Job: From the first line of the data down to and including the line with "two_theta = np.linspace(30, 90, 241)", copy everything exactly, leaving out pictures.

Recorded data:
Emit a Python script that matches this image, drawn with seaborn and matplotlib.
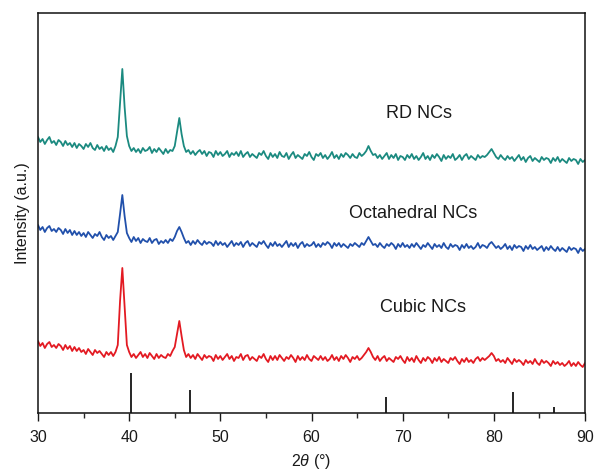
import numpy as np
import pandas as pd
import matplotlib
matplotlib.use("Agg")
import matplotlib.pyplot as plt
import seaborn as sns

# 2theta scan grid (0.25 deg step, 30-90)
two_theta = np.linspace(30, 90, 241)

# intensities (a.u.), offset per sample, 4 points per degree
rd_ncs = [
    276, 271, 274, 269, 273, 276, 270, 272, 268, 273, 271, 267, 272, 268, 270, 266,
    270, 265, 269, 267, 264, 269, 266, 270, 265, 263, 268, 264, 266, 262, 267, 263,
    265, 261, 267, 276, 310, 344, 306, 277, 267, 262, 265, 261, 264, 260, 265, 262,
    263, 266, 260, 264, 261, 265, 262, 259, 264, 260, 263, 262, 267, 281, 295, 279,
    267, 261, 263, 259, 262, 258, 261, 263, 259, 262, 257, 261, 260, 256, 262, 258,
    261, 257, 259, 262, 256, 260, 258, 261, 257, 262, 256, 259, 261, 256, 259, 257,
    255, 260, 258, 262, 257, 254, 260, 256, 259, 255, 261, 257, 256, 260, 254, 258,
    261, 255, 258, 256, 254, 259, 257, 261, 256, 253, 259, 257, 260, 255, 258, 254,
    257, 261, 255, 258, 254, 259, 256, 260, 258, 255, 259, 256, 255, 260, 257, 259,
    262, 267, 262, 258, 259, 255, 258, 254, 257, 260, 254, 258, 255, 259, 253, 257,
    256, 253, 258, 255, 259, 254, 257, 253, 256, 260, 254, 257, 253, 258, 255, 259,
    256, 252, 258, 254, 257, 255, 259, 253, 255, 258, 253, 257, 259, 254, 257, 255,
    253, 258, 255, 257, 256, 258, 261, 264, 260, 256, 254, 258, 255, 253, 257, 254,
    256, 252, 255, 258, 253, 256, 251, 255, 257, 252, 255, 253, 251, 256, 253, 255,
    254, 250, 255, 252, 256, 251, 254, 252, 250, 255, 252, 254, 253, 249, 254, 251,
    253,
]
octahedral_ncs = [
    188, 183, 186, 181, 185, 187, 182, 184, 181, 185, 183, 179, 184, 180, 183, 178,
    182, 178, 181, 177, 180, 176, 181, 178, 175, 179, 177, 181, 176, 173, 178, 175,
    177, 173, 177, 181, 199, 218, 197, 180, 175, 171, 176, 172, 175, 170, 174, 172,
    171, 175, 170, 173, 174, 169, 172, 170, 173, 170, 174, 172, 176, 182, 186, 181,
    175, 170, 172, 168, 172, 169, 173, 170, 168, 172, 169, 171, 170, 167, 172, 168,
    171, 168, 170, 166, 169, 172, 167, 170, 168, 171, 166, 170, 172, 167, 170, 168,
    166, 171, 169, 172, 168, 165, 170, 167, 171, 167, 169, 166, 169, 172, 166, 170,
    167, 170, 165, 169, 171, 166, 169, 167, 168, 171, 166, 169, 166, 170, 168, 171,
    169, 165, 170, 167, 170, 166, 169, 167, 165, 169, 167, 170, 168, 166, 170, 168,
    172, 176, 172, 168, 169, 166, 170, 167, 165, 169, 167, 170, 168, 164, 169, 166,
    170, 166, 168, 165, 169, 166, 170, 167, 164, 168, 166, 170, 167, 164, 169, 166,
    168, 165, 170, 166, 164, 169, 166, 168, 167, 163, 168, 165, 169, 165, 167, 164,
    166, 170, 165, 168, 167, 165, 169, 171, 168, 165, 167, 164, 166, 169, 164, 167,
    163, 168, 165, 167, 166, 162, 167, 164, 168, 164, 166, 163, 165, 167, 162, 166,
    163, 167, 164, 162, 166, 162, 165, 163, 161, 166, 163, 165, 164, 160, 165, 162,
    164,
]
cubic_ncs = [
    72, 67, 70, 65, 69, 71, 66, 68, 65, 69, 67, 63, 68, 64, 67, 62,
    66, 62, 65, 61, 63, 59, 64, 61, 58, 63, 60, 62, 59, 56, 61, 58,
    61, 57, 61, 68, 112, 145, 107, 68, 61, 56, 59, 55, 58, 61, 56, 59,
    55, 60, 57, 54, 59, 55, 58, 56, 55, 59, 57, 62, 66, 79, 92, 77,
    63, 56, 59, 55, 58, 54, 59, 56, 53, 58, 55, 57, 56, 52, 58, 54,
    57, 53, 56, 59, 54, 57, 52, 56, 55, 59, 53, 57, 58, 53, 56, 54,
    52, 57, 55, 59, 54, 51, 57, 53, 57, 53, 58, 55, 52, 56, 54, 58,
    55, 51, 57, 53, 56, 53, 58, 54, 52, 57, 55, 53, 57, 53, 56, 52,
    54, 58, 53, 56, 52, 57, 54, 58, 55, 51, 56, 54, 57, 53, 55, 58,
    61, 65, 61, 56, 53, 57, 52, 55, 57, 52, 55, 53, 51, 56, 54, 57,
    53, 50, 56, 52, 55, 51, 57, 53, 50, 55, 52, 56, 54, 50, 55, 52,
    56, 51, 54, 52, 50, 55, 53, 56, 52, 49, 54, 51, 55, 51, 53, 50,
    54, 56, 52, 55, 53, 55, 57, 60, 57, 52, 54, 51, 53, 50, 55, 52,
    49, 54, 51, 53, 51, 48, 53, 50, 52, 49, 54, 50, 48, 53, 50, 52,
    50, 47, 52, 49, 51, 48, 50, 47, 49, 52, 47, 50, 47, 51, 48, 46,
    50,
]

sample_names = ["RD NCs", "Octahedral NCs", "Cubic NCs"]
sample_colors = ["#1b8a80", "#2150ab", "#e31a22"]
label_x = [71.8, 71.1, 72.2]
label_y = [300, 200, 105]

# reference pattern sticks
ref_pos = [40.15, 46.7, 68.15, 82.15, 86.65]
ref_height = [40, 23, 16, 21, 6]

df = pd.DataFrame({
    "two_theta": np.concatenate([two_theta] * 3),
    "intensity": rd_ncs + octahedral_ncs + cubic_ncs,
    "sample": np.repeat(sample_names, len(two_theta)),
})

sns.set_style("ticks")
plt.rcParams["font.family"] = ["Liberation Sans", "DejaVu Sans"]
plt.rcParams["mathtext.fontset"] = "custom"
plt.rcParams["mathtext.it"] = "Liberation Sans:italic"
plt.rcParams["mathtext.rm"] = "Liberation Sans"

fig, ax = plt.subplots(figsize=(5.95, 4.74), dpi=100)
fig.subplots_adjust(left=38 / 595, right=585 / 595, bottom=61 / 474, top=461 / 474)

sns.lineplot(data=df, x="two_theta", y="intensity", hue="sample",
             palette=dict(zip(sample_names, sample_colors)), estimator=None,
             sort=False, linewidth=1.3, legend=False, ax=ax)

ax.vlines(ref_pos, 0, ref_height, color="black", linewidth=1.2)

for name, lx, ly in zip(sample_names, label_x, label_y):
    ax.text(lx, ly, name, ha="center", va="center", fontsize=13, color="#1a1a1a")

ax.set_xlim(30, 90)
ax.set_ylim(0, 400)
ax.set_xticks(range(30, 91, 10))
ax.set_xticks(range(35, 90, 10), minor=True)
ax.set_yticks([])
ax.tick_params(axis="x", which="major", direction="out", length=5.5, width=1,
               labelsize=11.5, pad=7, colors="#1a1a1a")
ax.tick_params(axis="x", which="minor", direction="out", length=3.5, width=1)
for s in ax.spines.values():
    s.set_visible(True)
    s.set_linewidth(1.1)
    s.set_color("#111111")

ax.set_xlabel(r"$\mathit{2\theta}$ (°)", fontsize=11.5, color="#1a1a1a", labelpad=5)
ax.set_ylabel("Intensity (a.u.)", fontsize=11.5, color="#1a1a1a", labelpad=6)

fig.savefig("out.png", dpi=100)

Exercise result:
Emit a Python script that matches this image, drawn with seaborn and matplotlib.
import numpy as np
import pandas as pd
import matplotlib
matplotlib.use("Agg")
import matplotlib.pyplot as plt
import seaborn as sns

# 2theta scan grid (0.25 deg step, 30-90)
two_theta = np.linspace(30, 90, 241)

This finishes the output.